ネットワーク セキュリティの標準的なオンプレミス アプローチは、主にインターネット エッジと組織の内部ネットワークの間に明確な境界を設定します。ネットワーク パスでは、物理ファイアウォール、ルーター、侵入検知システムなど、さまざまな多層セキュリティ予防システムが使用されます。

クラウドベースのコンピューティングでは、このアプローチは特定のユースケースで引き続き適用されます。ただし、自動スケーリングやコンテナ化されたワークロードなど、クラウド ワークロードの規模と分散された動的性質に対応するには、それだけでは不十分です。クラウド ネットワーク セキュリティ アプローチでは、いくつかのクラウド ファースト機能を使用して、リスクを最小限に抑え、コンプライアンス要件を満たし、安全で効率的な運用を実現できます詳細については、クラウド ネットワーク セキュリティのメリットをご覧ください。ネットワークを保護するには、クラウド ネットワーク セキュリティの課題と一般的なクラウド ネットワーク セキュリティのベスト プラクティスもご覧ください。

ハイブリッド クラウド アーキテクチャを採用するには、オンプレミス アプローチのレプリケーションを超えるセキュリティ戦略が必要です。このアプローチを複製すると、設計の柔軟性が制限される可能性があります。また、クラウド環境をセキュリティ脅威にさらす可能性もあります。代わりに、まず、会社のセキュリティ要件を満たす利用可能なクラウド ファーストのネットワーク セキュリティ機能を特定する必要があります。また、これらの機能と Google Cloud テクノロジー パートナーのサードパーティ セキュリティ ソリューション(ネットワーク仮想アプライアンスなど)の併用が必要になる場合もあります。

マルチクラウド アーキテクチャで環境全体で一貫したアーキテクチャを設計するには、各クラウド プロバイダが提供するさまざまなサービスと機能を特定することが重要です。すべての環境にわたって可視性を確保できる統合されたセキュリティ ポスチャーを使用することをおすすめします。

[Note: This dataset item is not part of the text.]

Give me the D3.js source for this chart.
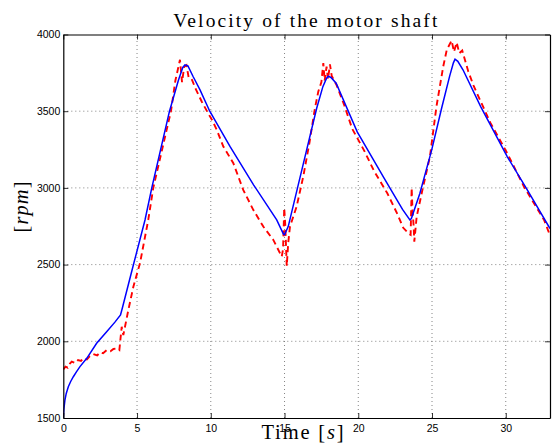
<!DOCTYPE html>
<html>
<head>
<meta charset="utf-8">
<title>Velocity of the motor shaft</title>
<style>
    body { margin: 0; background: #fff; }
    .tick text { font-family: "Liberation Sans", Arial, sans-serif; font-size: 10.5px; fill: #000; }
    .grid line { stroke: #666; stroke-width: 0.8; stroke-dasharray: 1,3; }
    .label { font-family: "Liberation Serif", "DejaVu Serif", serif; fill: #000; }
</style>
</head>
<body>
<svg width="554" height="448"></svg>
<script src="https://cdnjs.cloudflare.com/ajax/libs/d3/7.8.5/d3.min.js"></script>
<script>
// simulated velocity (blue, solid)
const modelTime = [0, 0.04, 0.11, 0.2, 0.34, 0.5, 0.68, 0.9, 1.13, 1.59, 2.26, 2.94, 3.5, 3.88, 4.0, 4.75, 5.54, 6.0, 7.2, 7.8, 8.1, 8.25, 8.45, 8.8, 9.27, 9.93, 11.3, 12.9, 14.47, 14.92, 15.0, 15.25, 16.5, 17.18, 17.6, 17.85, 17.97, 18.15, 18.5, 19.93, 21.74, 23.0, 23.5, 23.6, 24.18, 24.98, 25.65, 26.2, 26.45, 26.56, 26.75, 27.1, 28.3, 30.1, 31.5, 33];
const modelRpm = [1500, 1560, 1617, 1660, 1704, 1738, 1769, 1802, 1835, 1889, 1987, 2063, 2125, 2172, 2215, 2497, 2791, 3000, 3500, 3700, 3785, 3802, 3795, 3726, 3639, 3500, 3270, 3020, 2791, 2700, 2695, 2748, 3248, 3519, 3660, 3715, 3728, 3720, 3683, 3365, 3065, 2860, 2791, 2800, 2965, 3248, 3519, 3730, 3815, 3839, 3825, 3770, 3530, 3204, 2980, 2735];

// measured velocity (red, dashed)
const measTime = [0, 0.15, 0.3, 0.45, 0.57, 0.8, 1.0, 1.2, 1.36, 1.6, 1.8, 2.03, 2.3, 2.5, 2.7, 2.94, 3.2, 3.4, 3.62, 3.8, 3.96, 4.07, 4.41, 4.75, 5.2, 5.76, 6.1, 6.7, 7.3, 7.6, 7.91, 8.05, 8.2, 8.35, 8.5, 8.7, 9.0, 9.4, 9.8, 10.1, 10.4, 10.85, 11.53, 12.2, 12.88, 13.56, 14.24, 14.81, 14.9, 14.98, 15.05, 15.15, 15.25, 15.37, 15.82, 16.27, 16.7, 17.06, 17.29, 17.5, 17.63, 17.72, 17.85, 17.95, 18.08, 18.2, 18.53, 19.03, 19.59, 20.39, 21.07, 21.97, 22.65, 23.05, 23.45, 23.55, 23.62, 23.68, 23.75, 23.8, 23.96, 24.4, 24.86, 25.3, 25.76, 26.0, 26.33, 26.49, 26.67, 26.85, 27.05, 27.23, 27.46, 27.84, 28.97, 30.1, 31.23, 32.6, 33];
const measRpm = [1817, 1835, 1828, 1855, 1867, 1858, 1878, 1872, 1889, 1882, 1903, 1917, 1908, 1928, 1922, 1943, 1935, 1950, 1954, 1943, 2095, 2041, 2204, 2356, 2509, 2791, 3000, 3250, 3500, 3700, 3835, 3690, 3790, 3800, 3720, 3710, 3640, 3560, 3490, 3440, 3380, 3270, 3161, 2987, 2857, 2748, 2661, 2552, 2600, 2868, 2760, 2491, 2640, 2748, 2878, 3074, 3300, 3519, 3628, 3690, 3813, 3700, 3790, 3710, 3805, 3730, 3670, 3545, 3385, 3245, 3110, 2965, 2830, 2740, 2700, 2694, 3000, 2850, 2760, 2650, 2813, 3009, 3204, 3530, 3791, 3900, 3961, 3887, 3948, 3878, 3896, 3835, 3759, 3661, 3422, 3226, 3009, 2791, 2690];

const xTicks = [0, 5, 10, 15, 20, 25, 30];
const yTicks = [1500, 2000, 2500, 3000, 3500, 4000];

const svg = d3.select('svg');
const margin = { top: 34.5, right: 4, bottom: 30, left: 63.3 };
const width = +svg.attr('width'), height = +svg.attr('height');

const x = d3.scaleLinear().domain([0, 33]).range([margin.left, width - margin.right]);
const y = d3.scaleLinear().domain([1500, 4000]).range([height - margin.bottom, margin.top]);

// grid
const grid = svg.append('g').attr('class', 'grid');
grid.selectAll('.gx').data(xTicks.slice(1)).enter().append('line')
    .attr('x1', d => x(d)).attr('x2', d => x(d))
    .attr('y1', y.range()[0]).attr('y2', y.range()[1]);
grid.selectAll('.gy').data(yTicks.slice(1, -1)).enter().append('line')
    .attr('x1', x.range()[0]).attr('x2', x.range()[1])
    .attr('y1', d => y(d)).attr('y2', d => y(d));

// curves
svg.append('clipPath').attr('id', 'plot').append('rect')
    .attr('x', x.range()[0]).attr('y', y.range()[1])
    .attr('width', x.range()[1] - x.range()[0]).attr('height', y.range()[0] - y.range()[1]);

const line = d3.line().x(d => x(d[0])).y(d => y(d[1]));

svg.append('path')
    .datum(measTime.map((t, i) => [t, measRpm[i]]))
    .attr('clip-path', 'url(#plot)')
    .attr('d', line)
    .attr('fill', 'none').attr('stroke', '#ff0000')
    .attr('stroke-width', 1.9).attr('stroke-dasharray', '6,4');

svg.append('path')
    .datum(modelTime.map((t, i) => [t, modelRpm[i]]))
    .attr('clip-path', 'url(#plot)')
    .attr('d', line)
    .attr('fill', 'none').attr('stroke', '#0000ff')
    .attr('stroke-width', 1.5);

// axes, ticks pointing inward on all four sides
const axisStyle = g => {
    g.selectAll('.domain').attr('stroke', '#000').attr('stroke-width', 1.2);
    g.selectAll('.tick line').attr('stroke', '#000').attr('stroke-width', 0.8);
};
svg.append('g').attr('transform', 'translate(0,' + y.range()[0] + ')')
    .call(d3.axisBottom(x).tickValues(xTicks).tickSizeInner(-5).tickSizeOuter(0).tickPadding(7))
    .call(axisStyle);
svg.append('g').attr('transform', 'translate(0,' + y.range()[1] + ')')
    .call(d3.axisTop(x).tickValues(xTicks).tickSizeInner(-5).tickSizeOuter(0).tickFormat(''))
    .call(axisStyle);
svg.append('g').attr('transform', 'translate(' + x.range()[0] + ',0)')
    .call(d3.axisLeft(y).tickValues(yTicks).tickSizeInner(-5).tickSizeOuter(0).tickPadding(3).tickFormat(d3.format('d')))
    .call(axisStyle);
svg.append('g').attr('transform', 'translate(' + x.range()[1] + ',0)')
    .call(d3.axisRight(y).tickValues(yTicks).tickSizeInner(-5).tickSizeOuter(0).tickFormat(''))
    .call(axisStyle);
svg.selectAll('.tick text').attr('font-family', null).attr('font-size', null);

// labels
svg.append('text').attr('class', 'label')
    .attr('x', 305.3).attr('y', 27)
    .attr('text-anchor', 'middle').attr('font-size', 19.5)
    .attr('textLength', 264).attr('lengthAdjust', 'spacing')
    .text('Velocity of the motor shaft');

// x label sits low, as in the original, just touching the "15" tick label
const xl = svg.append('text').attr('class', 'label')
    .attr('x', 302.5).attr('y', 439)
    .attr('text-anchor', 'middle').attr('font-size', 20.5)
    .attr('textLength', 82).attr('lengthAdjust', 'spacing');
xl.append('tspan').text('Time [');
xl.append('tspan').attr('font-style', 'italic').text('s');
xl.append('tspan').text(']');

const yl = svg.append('text').attr('class', 'label')
    .attr('transform', 'translate(28,207) rotate(-90)')
    .attr('text-anchor', 'middle').attr('font-size', 20.5)
    .attr('textLength', 51).attr('lengthAdjust', 'spacing');
yl.append('tspan').text('[');
yl.append('tspan').attr('font-style', 'italic').text('rpm');
yl.append('tspan').text(']');
</script>
</body>
</html>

ハイブリッド クラウド アーキテクチャ環境を保護するには、多層防御の原則の使用も検討する必要があります。

最後に、最初からネットワーク セキュリティを念頭に置いてクラウド ソリューションを設計します。必要なすべての機能を最初の設計に組み込みます。この作業を行うことで、設計プロセスの後半でセキュリティ機能を統合するために設計を大幅に変更する必要がなくなります。

ただし、クラウド セキュリティはネットワーク セキュリティに限定されません。これは、開発から本番環境、運用まで、アプリケーション スタック全体のアプリケーション開発ライフサイクル全体に適用する必要があります。理想的には、複数のレイヤにわたる保護(多層防御アプローチ)とセキュリティ可視化ツールを使用することが望ましいでしょう。Google Cloud で安全なサービスを設計して運用する方法の詳細については、Google Cloud アーキテクチャ フレームワークのセキュリティ、プライバシー、コンプライアンスの柱をご覧ください。

貴重なデータとインフラストラクチャをさまざまな脅威から保護するには、クラウド セキュリティに包括的なアプローチを採用します。既存の脅威に先手を打つために、セキュリティ戦略を継続的に評価し、改善します。